Red Sox pitcher Nick Pivetta is the new Rick Porcello

Seattle Mariners v Boston Red Sox
Seattle Mariners v Boston Red Sox / Nick Grace/GettyImages

Nick Pivetta has been... an enigma, to say the least these last couple of seasons for the Red Sox. For every stretch of confident, top-end pitching Pivetta gives us, he follows it up with having to engage in damage control after the inevitable blow-up. Take his start against the Mariners on Monday: completely in control the first three innings, fall apart in the fourth where he gives up the lead, clean up and luck out with a win thanks to the offense bailing him out before he exited in the sixth inning.

Pivetta seemed to establish himself as a leader in the Red Sox pitching staff in the 2021 ALDS, where he delivered a memorable relief outing against the Tampa Bay Rays.
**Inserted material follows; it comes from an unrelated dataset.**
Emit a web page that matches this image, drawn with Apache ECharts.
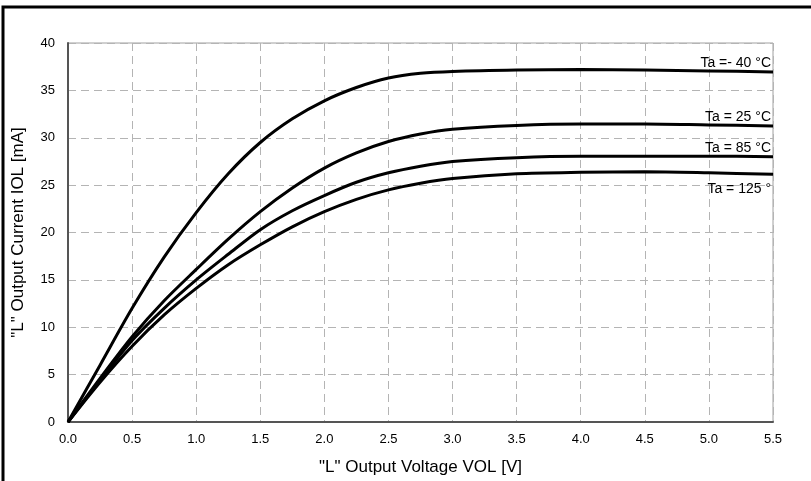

Since that postseason run, Pivetta's performance has been less than stellar. Combining last season and the beginning of this year, Pivetta has a 13-15 record with an ERA of 4.88 and an ERA+ of 88, placing Pivetta squarely as a below-average starting pitcher. Pivetta's run of form calls to mind how a former Red Sox pitcher ended his Boston stint.

Why Rick Porcello is a good Red Sox comparison for Nick Pivetta

In 2017, Rick Porcello was looking to follow up an unexpected Cy Young-winning campaign. He went 22-4 with an ERA of 3.15 and an ERA+ of 142 in 2016, establishing himself as the leader in the Red Sox pitching staff. In the years that followed his Cy Young award, Porcello regressed quickly.
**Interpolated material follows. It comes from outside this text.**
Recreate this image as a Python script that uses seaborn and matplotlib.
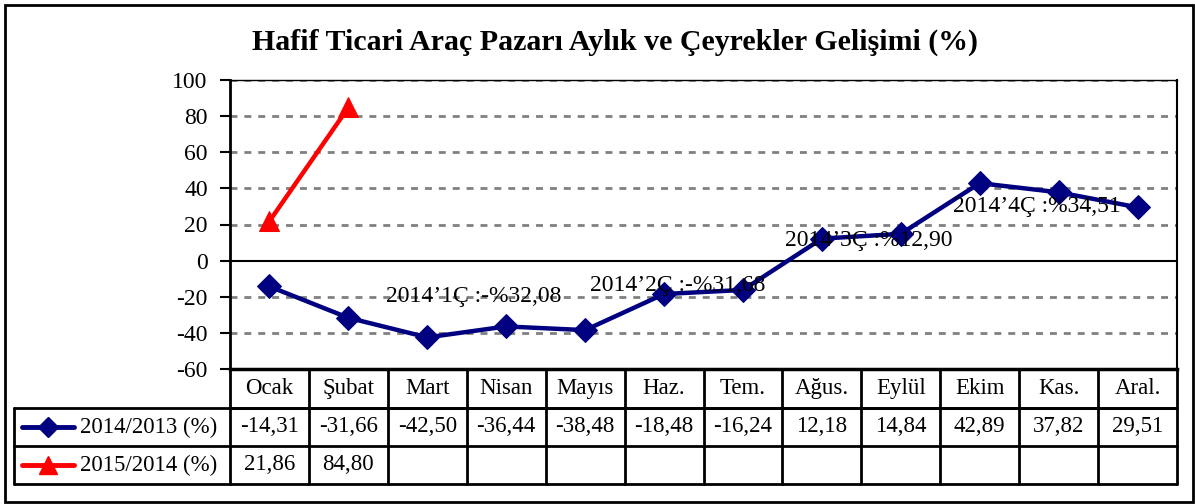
import numpy as np
import matplotlib.pyplot as plt
import seaborn as sns
from matplotlib.lines import Line2D
from matplotlib.patches import Rectangle

sns.set_theme(style="white")
plt.rcParams['font.family'] = ['Liberation Serif', 'DejaVu Serif']
plt.rcParams['axes.unicode_minus'] = False
plt.rcParams['text.color'] = 'black'
plt.rcParams['ytick.color'] = 'black'

# veriler
aylar = ['Ocak', 'Şubat', 'Mart', 'Nisan', 'Mayıs', 'Haz.', 'Tem.',
         'Ağus.', 'Eylül', 'Ekim', 'Kas.', 'Aral.']
seri_2014 = [-14.31, -31.66, -42.50, -36.44, -38.48, -18.48, -16.24,
             12.18, 14.84, 42.89, 37.82, 29.51]
seri_2015 = [21.86, 84.80]
seri_adlari = ['2014/2013 (%)', '2015/2014 (%)']
ceyrek_etiketleri = ['2014’1Ç :-%32,08', '2014’2Ç :-%31,68',
                     '2014’3Ç :%12,90', '2014’4Ç :%34,51']
# etiket konumlari (veri koordinatlari)
ceyrek_konum = [(2.59, -19.6), (5.17, -14.0), (7.59, 11.4), (9.73, 29.7)]

W, H = 1195, 504
fig = plt.figure(figsize=(W / 100, H / 100), dpi=100, facecolor='white')

def fx(px):
    return px / W

def fy(py):
    return 1 - py / H

ax_l, ax_r, ax_t, ax_b = 230, 1177, 80, 369
ax = fig.add_axes([fx(ax_l), fy(ax_b), fx(ax_r - ax_l), fy(ax_t) - fy(ax_b)])

x = np.arange(len(aylar))
sns.lineplot(x=x, y=seri_2014, color='#000080', lw=3.2, marker='D',
             markersize=12, markeredgecolor='#000080', ax=ax)
sns.lineplot(x=x[:len(seri_2015)], y=seri_2015, color='#ff0000', lw=3.2,
             marker='^', markersize=15, markeredgecolor='#ff0000', ax=ax)

ax.set_xlim(-0.5, len(aylar) - 0.5)
ax.set_ylim(-60, 100)
ax.set_yticks(np.arange(-60, 101, 20))
ax.tick_params(axis='y', labelsize=17, length=7, width=1.5, direction='out', left=True,
               pad=9, colors='black')
ax.set_xticks([])
for g in [-40, -20, 20, 40, 60, 80, 100]:
    ax.axhline(g, color='#808080', lw=2, ls=(0, (2.5, 2.5)), zorder=0)
ax.axhline(0, color='black', lw=1.5, zorder=1)
for s in ax.spines.values():
    s.set_color('black')
ax.spines['left'].set_linewidth(2)
ax.spines['bottom'].set_linewidth(2.5)
ax.spines['right'].set_linewidth(1.5)
ax.spines['top'].set_linewidth(1)

for t, (px, py) in zip(ceyrek_etiketleri, ceyrek_konum):
    ax.text(px, py, t, fontsize=17, ha='center', va='center', color='black', zorder=5)

fig.text(fx(615), fy(42), 'Hafif Ticari Araç Pazarı Aylık ve Çeyrekler Gelişimi (%)',
         fontsize=21.5, fontweight='bold', ha='center', va='center')

# tablo
col_w = (ax_r - ax_l) / len(aylar)
rows = [369, 408, 446, 484]
lw_t = 2
def hline(x0, x1, y):
    fig.add_artist(Line2D([fx(x0), fx(x1)], [fy(y), fy(y)], color='black', lw=lw_t))
def vline(xp, y0, y1):
    fig.add_artist(Line2D([fx(xp), fx(xp)], [fy(y0), fy(y1)], color='black', lw=lw_t))

hline(ax_l, ax_r, rows[1])
hline(14, ax_r, rows[1])
hline(14, ax_r, rows[2])
hline(14, ax_r, rows[3])
vline(14, rows[1], rows[3])
for k in range(len(aylar) + 1):
    vline(ax_l + k * col_w, rows[0], rows[3])

fs_t = 16.5
for i, ay in enumerate(aylar):
    cx = ax_l + (i + 0.5) * col_w
    fig.text(fx(cx), fy((rows[0] + rows[1]) / 2), ay, fontsize=fs_t, ha='center', va='center')
    fig.text(fx(cx), fy((rows[1] + rows[2]) / 2), f'{seri_2014[i]:.2f}'.replace('.', ','),
             fontsize=fs_t, ha='center', va='center')
    if i < len(seri_2015):
        fig.text(fx(cx), fy((rows[2] + rows[3]) / 2), f'{seri_2015[i]:.2f}'.replace('.', ','),
                 fontsize=fs_t, ha='center', va='center')

# lejant isaretleri
for j, (renk, mk, ms) in enumerate([('#000080', 'D', 10), ('#ff0000', '^', 13)]):
    yc = (rows[j + 1] + rows[j + 2]) / 2
    fig.add_artist(Line2D([fx(22), fx(74)], [fy(yc), fy(yc)], color=renk, lw=3.5))
    fig.add_artist(Line2D([fx(48)], [fy(yc)], color=renk, marker=mk, markersize=ms,
                          markeredgecolor=renk))
    fig.text(fx(80), fy(yc), seri_adlari[j], fontsize=fs_t, ha='left', va='center')

# dis cerceve
fig.add_artist(Rectangle((fx(5), fy(502)), fx(1188), fy(5) - fy(502), fill=False,
                         edgecolor='black', lw=2, transform=fig.transFigure))

fig.savefig('out.png', dpi=100, facecolor='white')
From 2017 to 2019, Porcello went 42-36 with an ERA of 4.79 and an ERA+ of 96, placing Porcello squarely as a below-average starting pitcher. While it seems that Porcello's stats aren't all that bad, we should also take into account that the middle of this stretch coincided with the history-making 2018 team, meaning Porcello's consistent run support allowed for a lot more win opportunities. After 2019, the Red Sox let Porcello walk in free agency, where he spent one lackluster year with the Mets before retiring from baseball last year.

Nick Pivetta is straying dangerously close to Rick Porcello territory right now, and if he doesn't manage to turn things around soon, he may very well be out the door soon for the Red Sox. He signed a one-year deal this offseason to avoid arbitration, and will be eligible for free agency after next season, meaning he has a limited amount of time to prove himself to the Red Sox.

Unless he shows more consistency closer to his run in 2021 as a starter or even out of the bullpen in long-relief stints, the good memories Red Sox fans have of Pivetta may be overshadowed by feelings of disappointment and frustration by the once-valuable righty.